-- start --

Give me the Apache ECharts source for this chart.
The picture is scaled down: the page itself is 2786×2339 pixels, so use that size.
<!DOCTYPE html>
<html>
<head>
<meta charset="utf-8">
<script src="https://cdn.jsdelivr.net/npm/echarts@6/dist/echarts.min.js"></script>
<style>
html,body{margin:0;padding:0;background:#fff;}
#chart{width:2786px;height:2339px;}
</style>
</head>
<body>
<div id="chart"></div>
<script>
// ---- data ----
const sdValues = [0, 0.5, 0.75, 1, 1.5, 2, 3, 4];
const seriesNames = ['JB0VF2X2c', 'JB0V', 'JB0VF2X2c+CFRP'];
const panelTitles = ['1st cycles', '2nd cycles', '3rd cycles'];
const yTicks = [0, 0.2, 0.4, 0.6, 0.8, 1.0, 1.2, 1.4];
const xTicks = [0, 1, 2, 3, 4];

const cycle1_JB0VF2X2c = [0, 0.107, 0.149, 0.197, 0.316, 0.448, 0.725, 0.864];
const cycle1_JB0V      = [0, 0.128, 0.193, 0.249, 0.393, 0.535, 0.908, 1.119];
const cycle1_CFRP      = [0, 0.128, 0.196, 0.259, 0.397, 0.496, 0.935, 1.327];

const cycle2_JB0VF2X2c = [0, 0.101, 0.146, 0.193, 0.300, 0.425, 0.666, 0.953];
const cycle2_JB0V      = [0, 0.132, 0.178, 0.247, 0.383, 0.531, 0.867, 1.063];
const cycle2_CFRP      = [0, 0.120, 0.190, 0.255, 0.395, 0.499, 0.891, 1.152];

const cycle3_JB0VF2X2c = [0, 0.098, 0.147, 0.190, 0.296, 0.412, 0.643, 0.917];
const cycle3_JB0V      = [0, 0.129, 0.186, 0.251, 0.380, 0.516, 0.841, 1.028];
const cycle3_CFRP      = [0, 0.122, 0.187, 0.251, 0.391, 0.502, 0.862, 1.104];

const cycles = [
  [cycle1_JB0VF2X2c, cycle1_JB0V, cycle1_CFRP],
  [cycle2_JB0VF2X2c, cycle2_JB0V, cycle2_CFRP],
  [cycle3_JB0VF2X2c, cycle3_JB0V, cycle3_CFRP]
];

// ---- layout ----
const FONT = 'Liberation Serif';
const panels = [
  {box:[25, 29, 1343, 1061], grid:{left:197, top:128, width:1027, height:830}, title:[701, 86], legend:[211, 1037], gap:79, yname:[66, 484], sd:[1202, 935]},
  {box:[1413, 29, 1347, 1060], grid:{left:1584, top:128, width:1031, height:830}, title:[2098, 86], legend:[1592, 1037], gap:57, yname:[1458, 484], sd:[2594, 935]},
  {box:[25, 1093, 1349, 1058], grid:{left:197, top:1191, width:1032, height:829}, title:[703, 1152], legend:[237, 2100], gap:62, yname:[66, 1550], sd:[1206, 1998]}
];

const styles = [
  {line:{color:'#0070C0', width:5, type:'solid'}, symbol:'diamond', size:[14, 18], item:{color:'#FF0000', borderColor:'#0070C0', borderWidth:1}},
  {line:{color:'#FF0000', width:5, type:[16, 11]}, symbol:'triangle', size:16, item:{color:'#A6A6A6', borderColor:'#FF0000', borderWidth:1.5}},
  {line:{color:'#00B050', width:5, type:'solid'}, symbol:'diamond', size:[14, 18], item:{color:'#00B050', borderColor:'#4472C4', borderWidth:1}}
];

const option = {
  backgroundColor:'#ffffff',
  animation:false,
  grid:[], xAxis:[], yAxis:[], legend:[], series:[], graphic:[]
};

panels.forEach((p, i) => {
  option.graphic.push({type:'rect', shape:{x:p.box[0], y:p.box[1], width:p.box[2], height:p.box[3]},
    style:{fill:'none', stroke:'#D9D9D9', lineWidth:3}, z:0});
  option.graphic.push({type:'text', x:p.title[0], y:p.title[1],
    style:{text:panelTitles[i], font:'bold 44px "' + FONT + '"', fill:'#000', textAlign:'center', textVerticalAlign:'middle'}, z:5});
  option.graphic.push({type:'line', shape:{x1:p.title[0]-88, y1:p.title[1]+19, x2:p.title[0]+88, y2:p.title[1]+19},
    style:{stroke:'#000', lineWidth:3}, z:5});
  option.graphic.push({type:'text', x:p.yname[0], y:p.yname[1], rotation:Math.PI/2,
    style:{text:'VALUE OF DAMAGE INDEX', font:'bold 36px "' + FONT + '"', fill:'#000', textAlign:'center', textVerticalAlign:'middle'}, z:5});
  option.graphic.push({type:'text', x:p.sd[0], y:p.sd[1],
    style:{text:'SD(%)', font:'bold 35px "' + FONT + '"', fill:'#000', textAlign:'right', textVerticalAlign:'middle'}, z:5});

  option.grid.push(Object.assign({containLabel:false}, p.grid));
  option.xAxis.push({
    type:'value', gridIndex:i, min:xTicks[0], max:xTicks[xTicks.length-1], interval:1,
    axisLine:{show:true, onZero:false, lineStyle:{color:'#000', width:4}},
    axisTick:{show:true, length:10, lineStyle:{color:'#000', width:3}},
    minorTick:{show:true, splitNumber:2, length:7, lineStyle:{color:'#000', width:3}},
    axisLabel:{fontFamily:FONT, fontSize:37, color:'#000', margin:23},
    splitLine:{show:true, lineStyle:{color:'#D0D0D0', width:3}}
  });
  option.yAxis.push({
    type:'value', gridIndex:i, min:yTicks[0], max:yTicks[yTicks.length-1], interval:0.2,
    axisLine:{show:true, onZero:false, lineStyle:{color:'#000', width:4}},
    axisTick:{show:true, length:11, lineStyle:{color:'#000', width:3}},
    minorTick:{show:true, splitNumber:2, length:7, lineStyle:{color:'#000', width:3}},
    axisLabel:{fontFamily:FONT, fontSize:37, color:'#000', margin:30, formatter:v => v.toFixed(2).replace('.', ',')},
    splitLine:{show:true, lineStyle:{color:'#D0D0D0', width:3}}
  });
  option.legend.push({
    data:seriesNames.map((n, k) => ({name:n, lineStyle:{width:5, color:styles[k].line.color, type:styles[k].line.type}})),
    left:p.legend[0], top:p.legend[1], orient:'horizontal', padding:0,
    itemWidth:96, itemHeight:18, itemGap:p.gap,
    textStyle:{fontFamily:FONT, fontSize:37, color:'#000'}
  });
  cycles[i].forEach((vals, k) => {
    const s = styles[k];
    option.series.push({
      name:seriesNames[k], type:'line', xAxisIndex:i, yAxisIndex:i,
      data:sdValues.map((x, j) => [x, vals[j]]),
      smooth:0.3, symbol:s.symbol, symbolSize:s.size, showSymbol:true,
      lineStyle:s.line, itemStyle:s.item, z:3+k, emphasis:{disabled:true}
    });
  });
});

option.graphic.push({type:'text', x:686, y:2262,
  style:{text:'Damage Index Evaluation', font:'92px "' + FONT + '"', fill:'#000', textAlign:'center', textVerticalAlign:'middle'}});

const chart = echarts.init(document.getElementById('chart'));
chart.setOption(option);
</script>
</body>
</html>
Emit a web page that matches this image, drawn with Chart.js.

-- end --

Every entry should be printed again exactly as written.

Give me the Apache ECharts source for this chart.
The picture is scaled down: the page itself is 2786×2339 pixels, so use that size.
<!DOCTYPE html>
<html>
<head>
<meta charset="utf-8">
<script src="https://cdn.jsdelivr.net/npm/echarts@6/dist/echarts.min.js"></script>
<style>
html,body{margin:0;padding:0;background:#fff;}
#chart{width:2786px;height:2339px;}
</style>
</head>
<body>
<div id="chart"></div>
<script>
// ---- data ----
const sdValues = [0, 0.5, 0.75, 1, 1.5, 2, 3, 4];
const seriesNames = ['JB0VF2X2c', 'JB0V', 'JB0VF2X2c+CFRP'];
const panelTitles = ['1st cycles', '2nd cycles', '3rd cycles'];
const yTicks = [0, 0.2, 0.4, 0.6, 0.8, 1.0, 1.2, 1.4];
const xTicks = [0, 1, 2, 3, 4];

const cycle1_JB0VF2X2c = [0, 0.107, 0.149, 0.197, 0.316, 0.448, 0.725, 0.864];
const cycle1_JB0V      = [0, 0.128, 0.193, 0.249, 0.393, 0.535, 0.908, 1.119];
const cycle1_CFRP      = [0, 0.128, 0.196, 0.259, 0.397, 0.496, 0.935, 1.327];

const cycle2_JB0VF2X2c = [0, 0.101, 0.146, 0.193, 0.300, 0.425, 0.666, 0.953];
const cycle2_JB0V      = [0, 0.132, 0.178, 0.247, 0.383, 0.531, 0.867, 1.063];
const cycle2_CFRP      = [0, 0.120, 0.190, 0.255, 0.395, 0.499, 0.891, 1.152];

const cycle3_JB0VF2X2c = [0, 0.098, 0.147, 0.190, 0.296, 0.412, 0.643, 0.917];
const cycle3_JB0V      = [0, 0.129, 0.186, 0.251, 0.380, 0.516, 0.841, 1.028];
const cycle3_CFRP      = [0, 0.122, 0.187, 0.251, 0.391, 0.502, 0.862, 1.104];

const cycles = [
  [cycle1_JB0VF2X2c, cycle1_JB0V, cycle1_CFRP],
  [cycle2_JB0VF2X2c, cycle2_JB0V, cycle2_CFRP],
  [cycle3_JB0VF2X2c, cycle3_JB0V, cycle3_CFRP]
];

// ---- layout ----
const FONT = 'Liberation Serif';
const panels = [
  {box:[25, 29, 1343, 1061], grid:{left:197, top:128, width:1027, height:830}, title:[701, 86], legend:[211, 1037], gap:79, yname:[66, 484], sd:[1202, 935]},
  {box:[1413, 29, 1347, 1060], grid:{left:1584, top:128, width:1031, height:830}, title:[2098, 86], legend:[1592, 1037], gap:57, yname:[1458, 484], sd:[2594, 935]},
  {box:[25, 1093, 1349, 1058], grid:{left:197, top:1191, width:1032, height:829}, title:[703, 1152], legend:[237, 2100], gap:62, yname:[66, 1550], sd:[1206, 1998]}
];

const styles = [
  {line:{color:'#0070C0', width:5, type:'solid'}, symbol:'diamond', size:[14, 18], item:{color:'#FF0000', borderColor:'#0070C0', borderWidth:1}},
  {line:{color:'#FF0000', width:5, type:[16, 11]}, symbol:'triangle', size:16, item:{color:'#A6A6A6', borderColor:'#FF0000', borderWidth:1.5}},
  {line:{color:'#00B050', width:5, type:'solid'}, symbol:'diamond', size:[14, 18], item:{color:'#00B050', borderColor:'#4472C4', borderWidth:1}}
];

const option = {
  backgroundColor:'#ffffff',
  animation:false,
  grid:[], xAxis:[], yAxis:[], legend:[], series:[], graphic:[]
};

panels.forEach((p, i) => {
  option.graphic.push({type:'rect', shape:{x:p.box[0], y:p.box[1], width:p.box[2], height:p.box[3]},
    style:{fill:'none', stroke:'#D9D9D9', lineWidth:3}, z:0});
  option.graphic.push({type:'text', x:p.title[0], y:p.title[1],
    style:{text:panelTitles[i], font:'bold 44px "' + FONT + '"', fill:'#000', textAlign:'center', textVerticalAlign:'middle'}, z:5});
  option.graphic.push({type:'line', shape:{x1:p.title[0]-88, y1:p.title[1]+19, x2:p.title[0]+88, y2:p.title[1]+19},
    style:{stroke:'#000', lineWidth:3}, z:5});
  option.graphic.push({type:'text', x:p.yname[0], y:p.yname[1], rotation:Math.PI/2,
    style:{text:'VALUE OF DAMAGE INDEX', font:'bold 36px "' + FONT + '"', fill:'#000', textAlign:'center', textVerticalAlign:'middle'}, z:5});
  option.graphic.push({type:'text', x:p.sd[0], y:p.sd[1],
    style:{text:'SD(%)', font:'bold 35px "' + FONT + '"', fill:'#000', textAlign:'right', textVerticalAlign:'middle'}, z:5});

  option.grid.push(Object.assign({containLabel:false}, p.grid));
  option.xAxis.push({
    type:'value', gridIndex:i, min:xTicks[0], max:xTicks[xTicks.length-1], interval:1,
    axisLine:{show:true, onZero:false, lineStyle:{color:'#000', width:4}},
    axisTick:{show:true, length:10, lineStyle:{color:'#000', width:3}},
    minorTick:{show:true, splitNumber:2, length:7, lineStyle:{color:'#000', width:3}},
    axisLabel:{fontFamily:FONT, fontSize:37, color:'#000', margin:23},
    splitLine:{show:true, lineStyle:{color:'#D0D0D0', width:3}}
  });
  option.yAxis.push({
    type:'value', gridIndex:i, min:yTicks[0], max:yTicks[yTicks.length-1], interval:0.2,
    axisLine:{show:true, onZero:false, lineStyle:{color:'#000', width:4}},
    axisTick:{show:true, length:11, lineStyle:{color:'#000', width:3}},
    minorTick:{show:true, splitNumber:2, length:7, lineStyle:{color:'#000', width:3}},
    axisLabel:{fontFamily:FONT, fontSize:37, color:'#000', margin:30, formatter:v => v.toFixed(2).replace('.', ',')},
    splitLine:{show:true, lineStyle:{color:'#D0D0D0', width:3}}
  });
  option.legend.push({
    data:seriesNames.map((n, k) => ({name:n, lineStyle:{width:5, color:styles[k].line.color, type:styles[k].line.type}})),
    left:p.legend[0], top:p.legend[1], orient:'horizontal', padding:0,
    itemWidth:96, itemHeight:18, itemGap:p.gap,
    textStyle:{fontFamily:FONT, fontSize:37, color:'#000'}
  });
  cycles[i].forEach((vals, k) => {
    const s = styles[k];
    option.series.push({
      name:seriesNames[k], type:'line', xAxisIndex:i, yAxisIndex:i,
      data:sdValues.map((x, j) => [x, vals[j]]),
      smooth:0.3, symbol:s.symbol, symbolSize:s.size, showSymbol:true,
      lineStyle:s.line, itemStyle:s.item, z:3+k, emphasis:{disabled:true}
    });
  });
});

option.graphic.push({type:'text', x:686, y:2262,
  style:{text:'Damage Index Evaluation', font:'92px "' + FONT + '"', fill:'#000', textAlign:'center', textVerticalAlign:'middle'}});

const chart = echarts.init(document.getElementById('chart'));
chart.setOption(option);
</script>
</body>
</html>
Emit a web page that matches this image, drawn with Chart.js.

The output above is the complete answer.